Cyber criminals steal billions of dollars a year from
financial firms. Financial advisors – and their clients – are at risk as
attacks increase and grow more complex, according to security experts.
“Advisors have one thing the bad actors want, and that’s money,”
said Brian Edelman, chief executive of FCI, a cybersecurity firm specializing
in financial services. “They’re the gatekeepers to a lot of money.”
Registered investment advisors, or RIAs, manage more than
$4.7 trillion dollars in client assets — about a fourth of all assets under
management, according to TD Ameritrade. By 2022, that figure could grow by $1.4
trillion, according to the firm.
In addition to being a central repository for customer
money, financial firms are attractive to scammers due to their valuable
customer data, according to a White House Council of Economic Advisors report,
which found that cybercrime cost the U.S. economy between $57 billion and $109
billion in 2016.
The finance sector, both public and private, suffered the
largest number of security breaches relative to other industries that year,
according to the White House analysis.
Investors don’t often ask about their financial planner’s
cyber protocols, said Evelyn Zohlen, a certified financial planner and founder
of Inspired Financial in Huntington Beach, Calif. Yet inquiring about
protective measures should be on each client checklist.
“They should care because by the time there’s been an
incident and they’re asking, it’s too late,” she said.
The checklist
Here are five important questions investors should ask
current and prospective financial advisors about their cyber protections,
according to Edelman:
• What would you do if you have a security incident
involving my confidential information?
• How do you protect my data?
• How can you show that you are in compliance with cyber
regulations?
• Do you have cyber insurance?
• Do you have a third party validating that you are secure?

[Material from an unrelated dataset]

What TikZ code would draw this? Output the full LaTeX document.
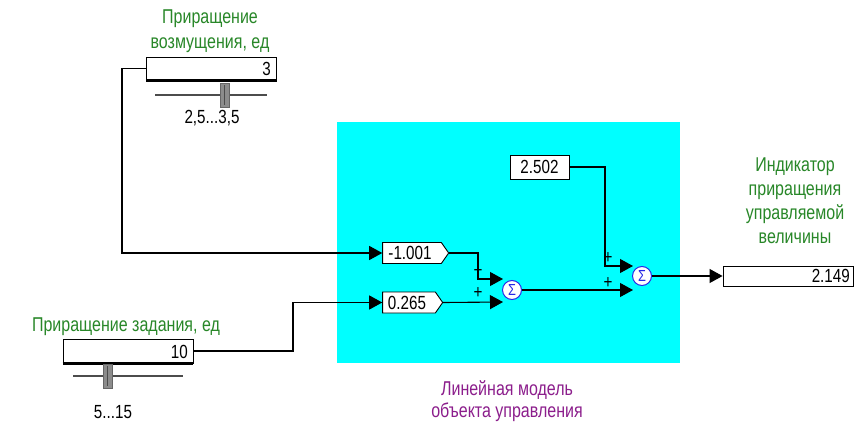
\documentclass[tikz,border=0pt]{standalone}
\usepackage{fontspec}
\setmainfont[FakeStretch=0.8]{Liberation Sans}
\usetikzlibrary{arrows.meta,shapes.symbols}
\definecolor{lblgreen}{RGB}{40,135,40}
\definecolor{lblpurple}{RGB}{140,30,140}
\definecolor{bgcyan}{RGB}{0,255,255}
\definecolor{sumblue}{RGB}{40,40,230}
\begin{document}
\begin{tikzpicture}[x=1pt,y=-1pt,
  every node/.style={font=\fontsize{19}{22}\selectfont, inner sep=0pt},
  glabel/.style={text=lblgreen, align=center, font=\fontsize{20}{24.5}\selectfont},
  plabel/.style={text=lblpurple, align=center, font=\fontsize{20}{22}\selectfont},
  valbox/.style={draw=black, line width=0.9pt, fill=white, minimum height=#1, text depth=0pt, align=right},
  sigbox/.style={signal, signal to=east, signal pointer angle=110, draw=black, line width=0.9pt, fill=white, minimum height=21pt},
  sumnode/.style={circle, draw=sumblue, line width=1pt, fill=white, minimum size=19pt, text=sumblue, font=\fontsize{16}{16}\selectfont},
  wire/.style={line width=1.1pt, draw=black},
  arr/.style={wire, -{Triangle[length=13pt,width=14pt]}},
  plus/.style={font=\fontsize{19}{19}\selectfont},
  track/.style={line width=1.1pt, draw=black!70},
  thumb/.style={fill=black!45, draw=black!60, line width=0.6pt}
]
\useasboundingbox (0,0) rectangle (856,428);
\fill[white] (0,0) rectangle (856,428);

% cyan model area
\fill[bgcyan] (337,122) rectangle (680,363);

% top slider
\node[glabel] (lbltop) at (210,31) {Приращение\\ возмущения, ед};
\node[valbox=23pt, minimum width=130pt] (topbox) at (211.5,68.5) {};
\node[anchor=east] (topval) at (271,69) {3};
\draw[line width=2.4pt] (topbox.south west) -- (topbox.south east);
\draw[track] (155,95) -- (267,95);
\draw[thumb] (220,83) rectangle (229,107);
\draw[black!70, line width=0.6pt] (224.5,85) -- (224.5,105);
\node (toprange) at (212,118) {2,5...3,5};

% bottom slider
\node[text=lblgreen, font=\fontsize{20}{24}\selectfont] (lblbot) at (126,327) {Приращение задания, ед};
\node[valbox=24pt, minimum width=130pt] (botbox) at (128,351) {};
\node[anchor=east] (botval) at (188,351.5) {10};
\draw[line width=2.4pt] (botbox.south west) -- (botbox.south east);
\draw[track] (73,376) -- (183,376);
\draw[thumb] (103,364) rectangle (112,388);
\draw[black!70, line width=0.6pt] (107.5,366) -- (107.5,386);
\node (botrange) at (113,412) {5...15};

% gain blocks
\node[sigbox, minimum width=66pt] (m1) at (412,253) {\hspace*{-4pt}-1.001};
\node[sigbox, minimum width=60pt] (m2) at (409,302.5) {\hspace*{-4pt}0.265};
\node[valbox=24pt, minimum width=59pt, align=center] (c2502) at (539.5,167) {2.502};

% summators
\node[sumnode] (s1) at (512,290) {Σ};
\node[sumnode] (s2) at (642,276) {Σ};

% indicator
\node[valbox=20pt, minimum width=130pt] (ind) at (788,276) {};
\node[anchor=east] (indval) at (850,276) {2.149};
\node[glabel, font=\fontsize{20}{24}\selectfont] (lblind) at (795,201) {Индикатор\\ приращения\\ управляемой\\ величины};

% model label
\node[plabel] (lblmod) at (507,401) {Линейная модель\\ объекта управления};

% connectors
\coordinate (t1) at (122,68.5);
\coordinate (b1) at (293,351);
\coordinate (s1in1) at (503,279);
\coordinate (s1in2) at (503,302);
\coordinate (s2in1) at (633,266);
\coordinate (s2in2) at (633,290);
\draw[arr] (topbox.west) -- (t1) |- (m1.west);
\draw[arr] (botbox.east) -- (b1) |- (m2.west);
\draw[arr] (m1.east) -| (478,279) -- (s1in1);
\draw[arr] (m2.east) -- (s1in2);
\draw[arr] (s1.east) -- (s2in2);
\draw[arr] (c2502.east) -| (605,266) -- (s2in1);
\draw[arr] (s2.east) -- (ind.west);

% plus signs
\node[plus] (p1) at (478,271) {+};
\node[plus] (p2) at (478,293) {+};
\node[plus] (p3) at (608,258) {+};
\node[plus] (p4) at (608,283) {+};
\end{tikzpicture}
\end{document}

These points are either cyber requirements or
recommendations from financial regulators like the SEC and Financial Industry
Regulatory Authority, Edelman said.
Investors should ask for proof that advisors can demonstrate
or justify their answers, Edelman said. They should also take note of their
client experience — for example, do investors receive encrypted e-mail messages
and need multi-factor authentication to access the client portal, Edelman said.
“There are two kinds of financial services firms: those that
have faced a cyberattack and those that will,” according to the consulting firm
PwC.
Almost half of companies experienced some type of financial
fraud in the past two years, cybercrime being the most prevalent, according to
a recent poll of 5,000 global firms by PwC. About 1 in 10 companies lost more than
$50 million. Just 56% investigated the incident.
‘Eye opening’
Zohlen might have inadvertently wired $80,000 of client
money to scammers this fall if it weren’t for cyber controls instituted at the
firm.
“It could have gone a very different direction because the
quality of the fake was quite, quite good,” said Zohlen, who also chairs the
Financial Planning Association, a membership group of almost 21,000 advisors.

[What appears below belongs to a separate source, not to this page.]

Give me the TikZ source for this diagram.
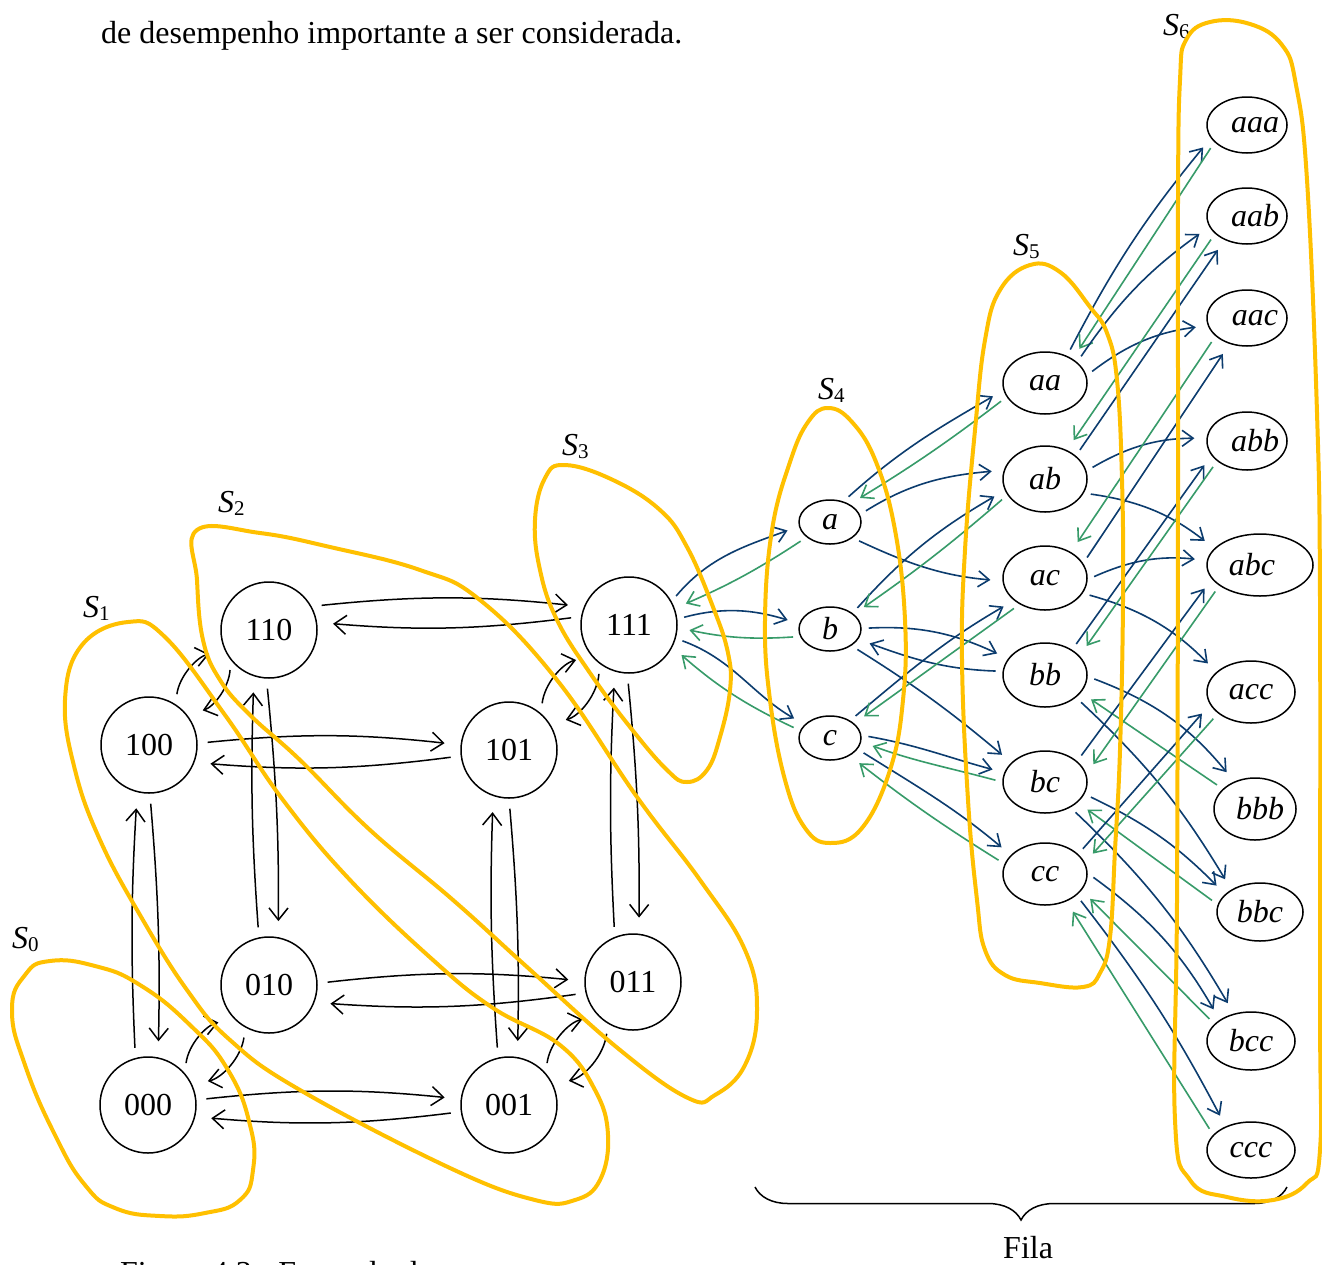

The con artist, using an e-mail address that appeared
legitimate, requested the sum to do home renovations, a not-uncommon ask for the
client, who owns many rental properties, Zohlen said. The fraudster also
attached a valid invoice from a contractor.
The firm discovered the attempted theft when reaching out to
the client to confirm the transaction — part of a protocol instituted to proactively
call customers and verify details.
“I’m concerned about all the new and exciting ways
[criminals] are figuring out how to fool us,” said Zohlen, who has seen fraud
attempts grow more common. “The experience this fall was eye opening.”

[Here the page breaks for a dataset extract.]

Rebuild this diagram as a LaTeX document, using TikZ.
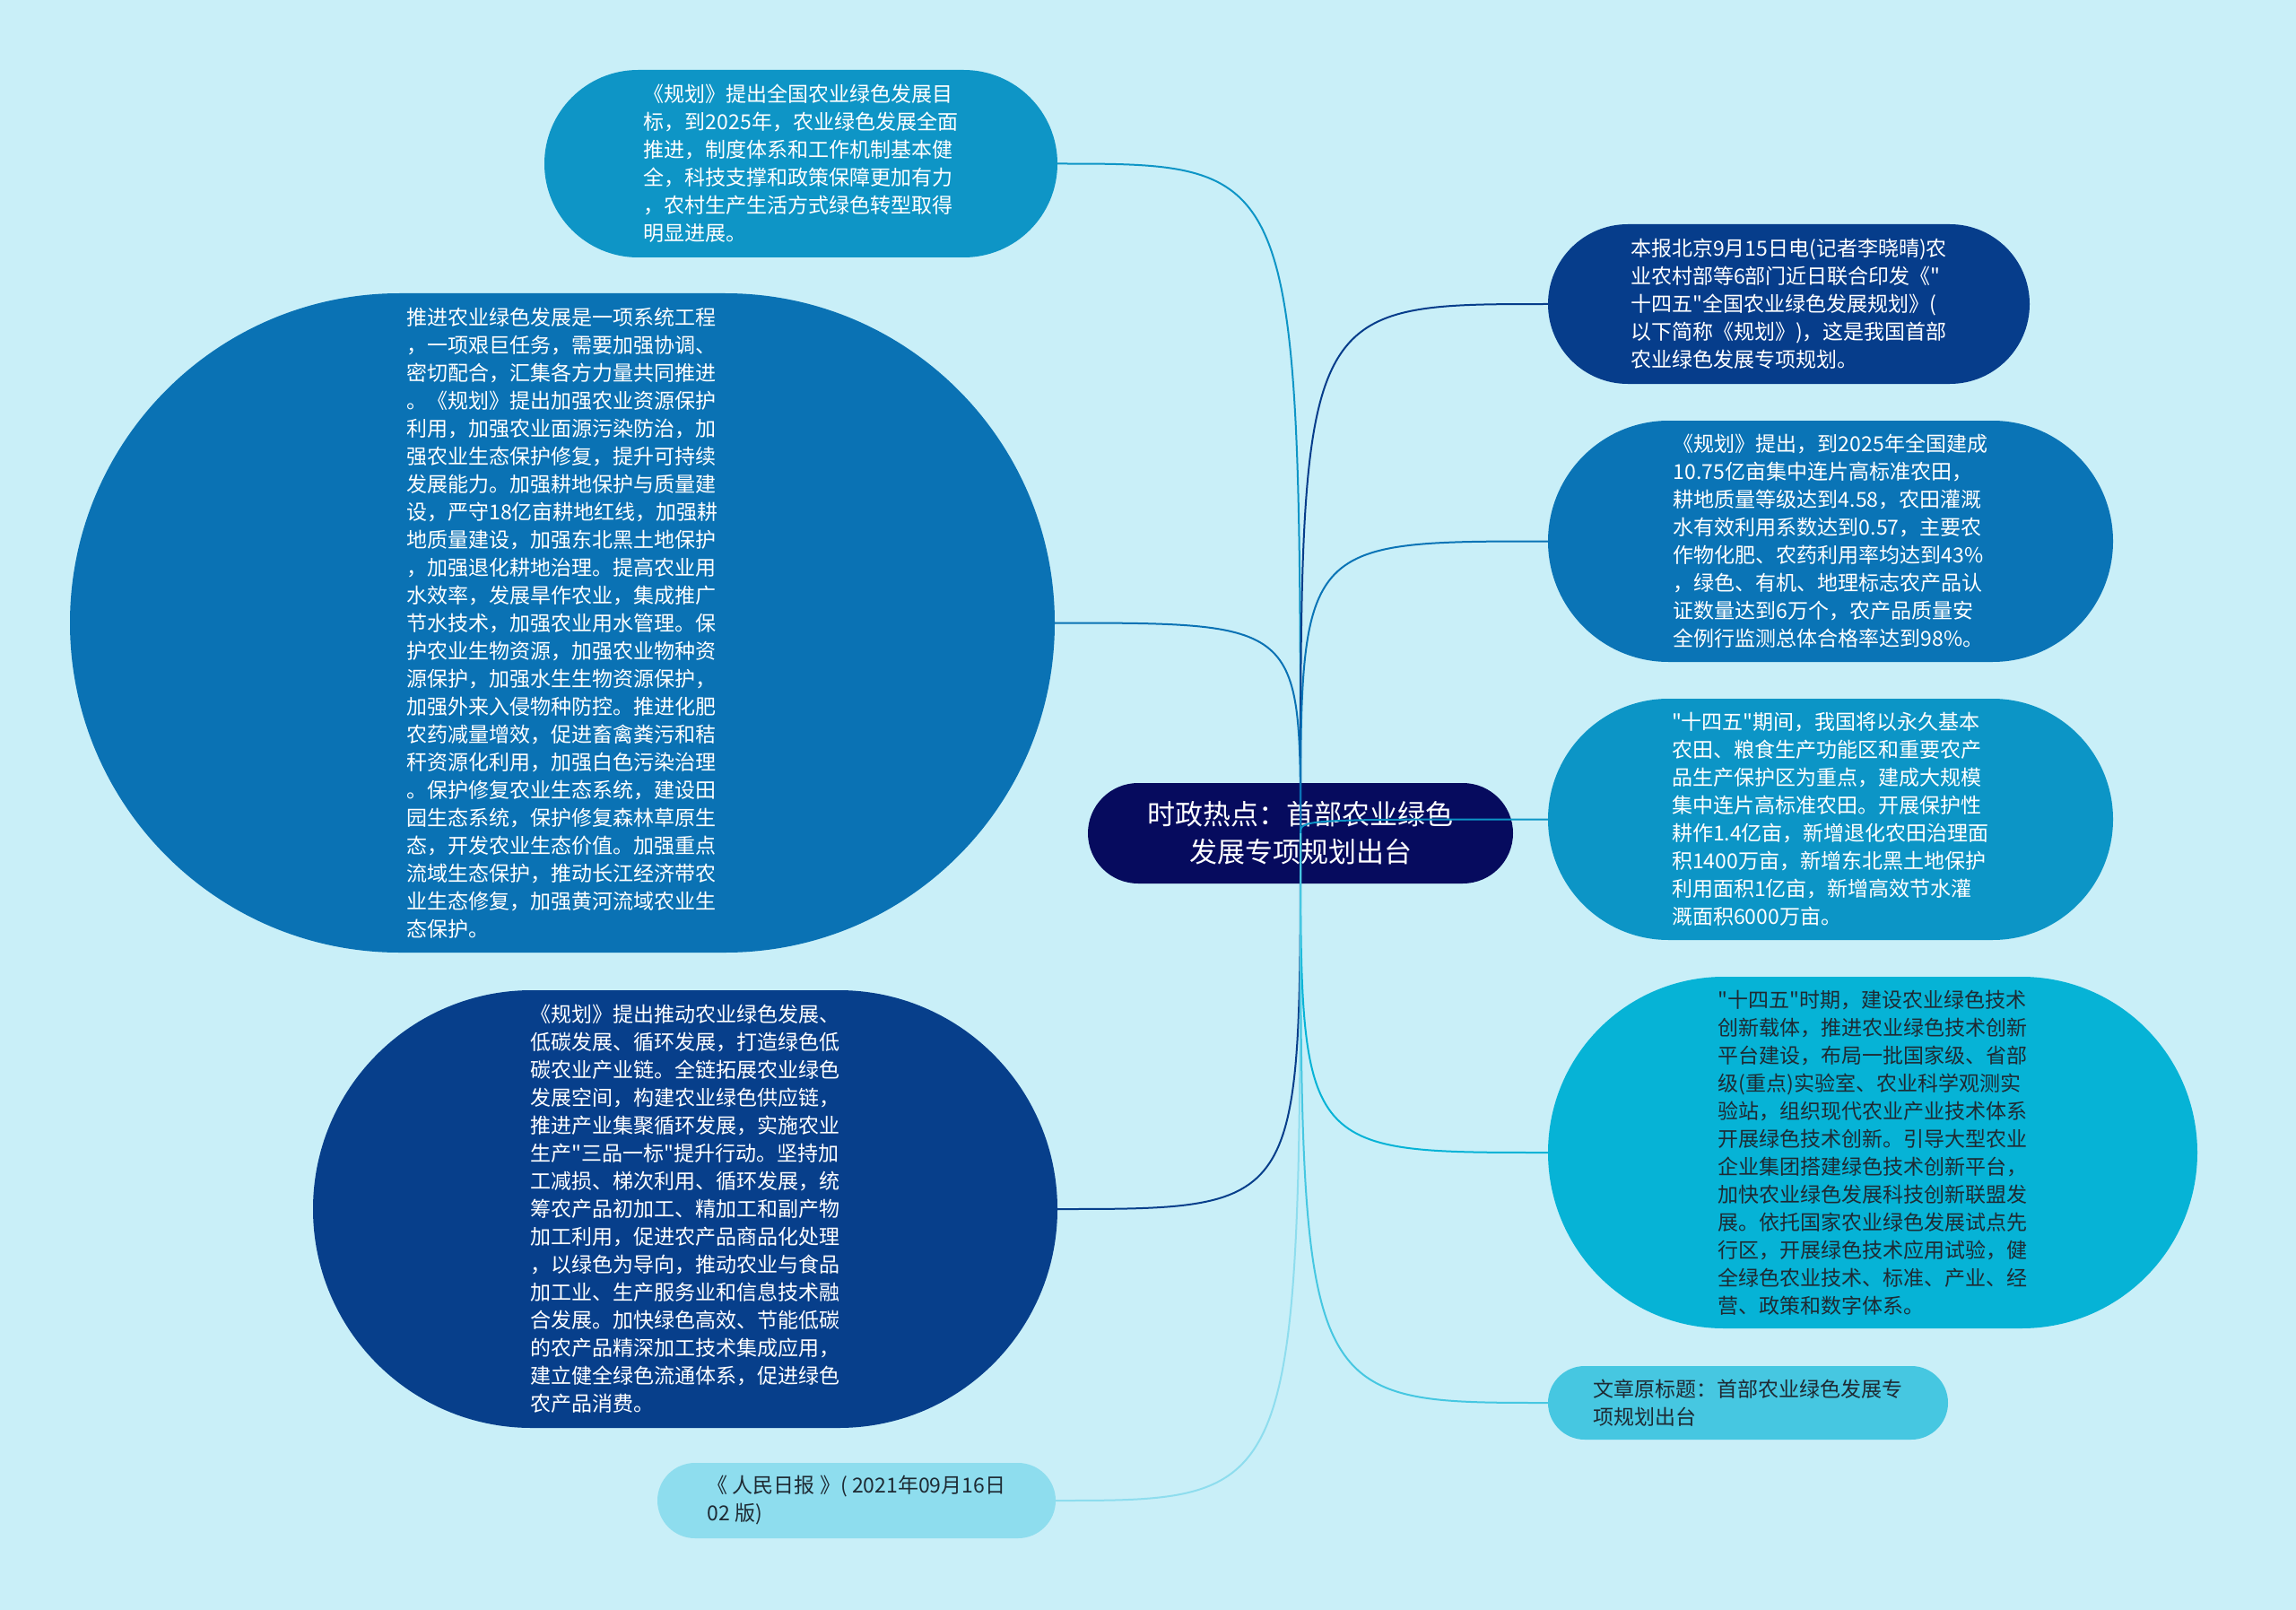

Cybersecurity ranks among the Securities and Exchange
Commission’s top examination priorities for financial advisors, due to the
heightened risk it poses investors.
Consumer loss to cybercrime is on the rise, hitting a record
$3.5 billion last year, according to the FBI.
The FPA launched a certificate program for members last
month around cybersecurity. The topic is especially important given the fast
pace of business being conducted by advisors, said Martin Seay, FPA president
and director of Kansas State University’s personal financial planning program.